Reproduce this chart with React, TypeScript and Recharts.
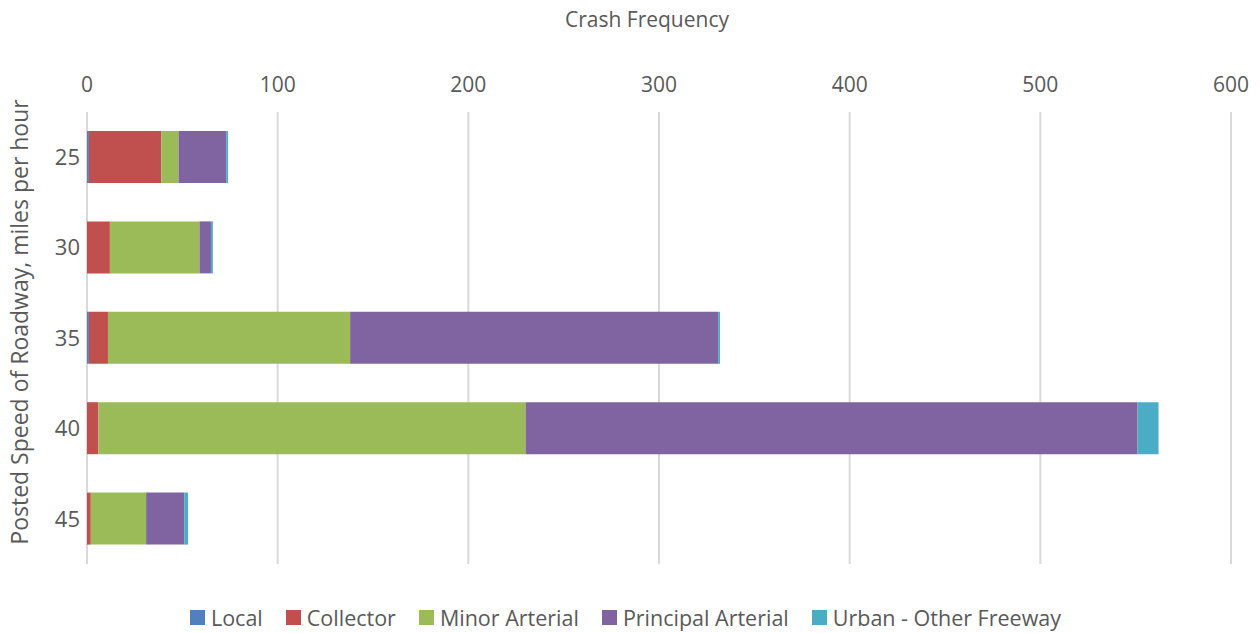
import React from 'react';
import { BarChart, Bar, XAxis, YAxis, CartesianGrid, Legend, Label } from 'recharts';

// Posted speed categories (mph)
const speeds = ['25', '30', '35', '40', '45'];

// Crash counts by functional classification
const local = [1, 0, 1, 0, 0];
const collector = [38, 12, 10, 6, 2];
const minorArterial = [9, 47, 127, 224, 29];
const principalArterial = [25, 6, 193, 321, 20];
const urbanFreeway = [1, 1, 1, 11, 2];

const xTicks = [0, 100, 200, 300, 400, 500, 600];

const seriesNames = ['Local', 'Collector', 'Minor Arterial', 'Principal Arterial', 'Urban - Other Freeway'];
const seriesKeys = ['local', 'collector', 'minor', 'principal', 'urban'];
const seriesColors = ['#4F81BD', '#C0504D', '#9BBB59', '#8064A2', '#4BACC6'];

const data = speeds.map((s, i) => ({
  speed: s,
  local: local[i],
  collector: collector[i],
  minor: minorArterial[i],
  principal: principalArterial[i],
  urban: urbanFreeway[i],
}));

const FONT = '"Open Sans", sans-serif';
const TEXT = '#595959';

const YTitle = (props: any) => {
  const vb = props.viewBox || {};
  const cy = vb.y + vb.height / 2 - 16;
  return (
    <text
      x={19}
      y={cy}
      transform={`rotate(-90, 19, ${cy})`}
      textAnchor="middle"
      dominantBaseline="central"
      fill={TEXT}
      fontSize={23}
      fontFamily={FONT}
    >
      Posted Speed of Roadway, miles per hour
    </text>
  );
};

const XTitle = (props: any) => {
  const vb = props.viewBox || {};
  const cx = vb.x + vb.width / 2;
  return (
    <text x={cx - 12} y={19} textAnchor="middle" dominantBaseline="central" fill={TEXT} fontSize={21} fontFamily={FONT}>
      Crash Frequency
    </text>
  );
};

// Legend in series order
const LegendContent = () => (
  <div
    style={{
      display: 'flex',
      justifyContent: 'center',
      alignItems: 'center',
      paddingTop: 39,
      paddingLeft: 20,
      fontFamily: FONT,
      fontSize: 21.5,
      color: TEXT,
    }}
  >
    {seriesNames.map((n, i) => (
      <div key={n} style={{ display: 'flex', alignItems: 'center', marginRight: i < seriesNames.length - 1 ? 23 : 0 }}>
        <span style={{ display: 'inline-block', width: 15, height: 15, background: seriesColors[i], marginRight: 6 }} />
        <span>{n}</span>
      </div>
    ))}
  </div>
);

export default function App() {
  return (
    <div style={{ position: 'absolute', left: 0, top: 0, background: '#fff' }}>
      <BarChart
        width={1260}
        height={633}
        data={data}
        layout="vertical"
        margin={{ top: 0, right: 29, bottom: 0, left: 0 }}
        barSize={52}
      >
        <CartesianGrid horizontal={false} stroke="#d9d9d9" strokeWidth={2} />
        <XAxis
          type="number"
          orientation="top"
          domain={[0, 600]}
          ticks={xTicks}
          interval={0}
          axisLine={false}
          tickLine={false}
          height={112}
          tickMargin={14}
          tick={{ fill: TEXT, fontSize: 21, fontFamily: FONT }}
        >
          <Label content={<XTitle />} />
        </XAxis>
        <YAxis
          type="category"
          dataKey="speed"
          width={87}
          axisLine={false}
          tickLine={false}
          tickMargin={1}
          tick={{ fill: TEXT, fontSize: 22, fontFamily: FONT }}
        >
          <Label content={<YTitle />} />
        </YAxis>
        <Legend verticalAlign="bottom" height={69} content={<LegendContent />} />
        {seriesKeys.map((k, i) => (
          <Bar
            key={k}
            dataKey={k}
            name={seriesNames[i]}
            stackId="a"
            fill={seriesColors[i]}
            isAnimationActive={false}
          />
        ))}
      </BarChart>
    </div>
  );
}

* * *

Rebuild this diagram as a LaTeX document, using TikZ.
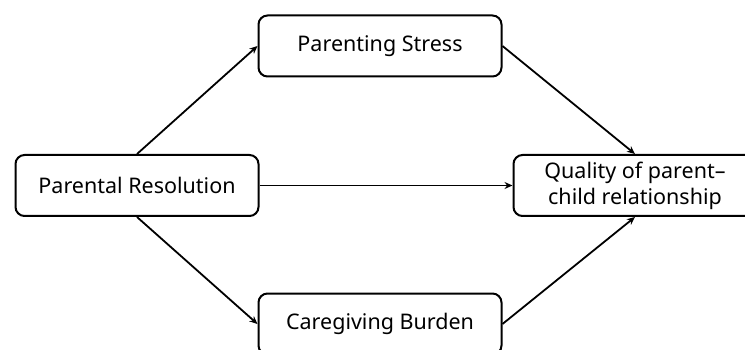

...

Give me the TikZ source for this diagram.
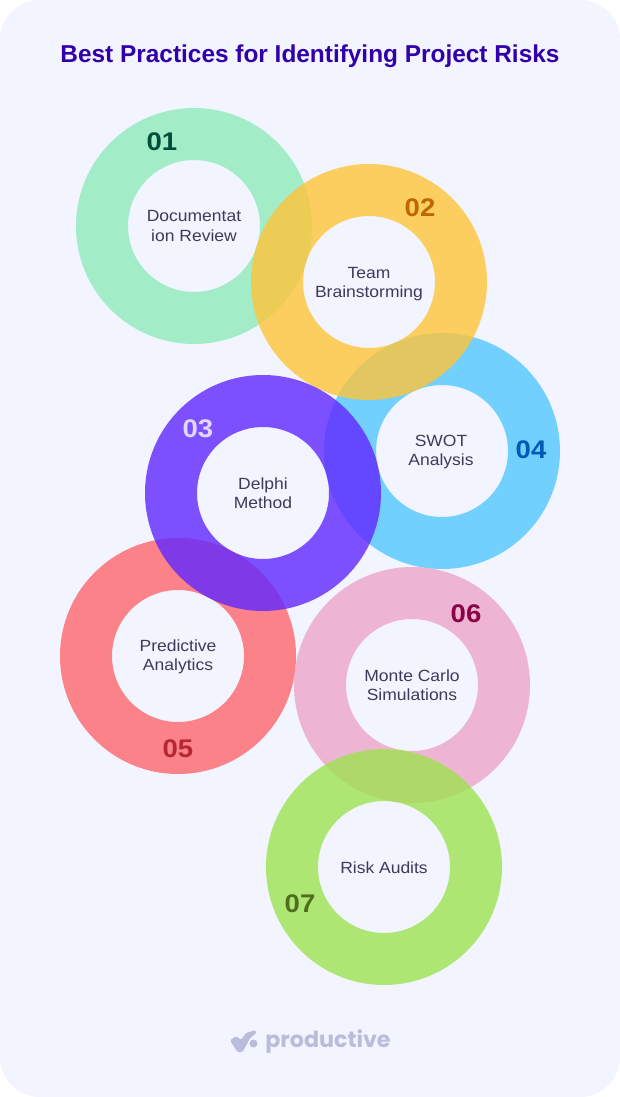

**Requirements**
Without the pictures, give again exactly the lines above starting at the line containing "Reproduce this chart" and ending at the line containing "const TEXT = '#595959';".

**Expected answer**
Reproduce this chart with React, TypeScript and Recharts.
import React from 'react';
import { BarChart, Bar, XAxis, YAxis, CartesianGrid, Legend, Label } from 'recharts';

// Posted speed categories (mph)
const speeds = ['25', '30', '35', '40', '45'];

// Crash counts by functional classification
const local = [1, 0, 1, 0, 0];
const collector = [38, 12, 10, 6, 2];
const minorArterial = [9, 47, 127, 224, 29];
const principalArterial = [25, 6, 193, 321, 20];
const urbanFreeway = [1, 1, 1, 11, 2];

const xTicks = [0, 100, 200, 300, 400, 500, 600];

const seriesNames = ['Local', 'Collector', 'Minor Arterial', 'Principal Arterial', 'Urban - Other Freeway'];
const seriesKeys = ['local', 'collector', 'minor', 'principal', 'urban'];
const seriesColors = ['#4F81BD', '#C0504D', '#9BBB59', '#8064A2', '#4BACC6'];

const data = speeds.map((s, i) => ({
  speed: s,
  local: local[i],
  collector: collector[i],
  minor: minorArterial[i],
  principal: principalArterial[i],
  urban: urbanFreeway[i],
}));

const FONT = '"Open Sans", sans-serif';
const TEXT = '#595959';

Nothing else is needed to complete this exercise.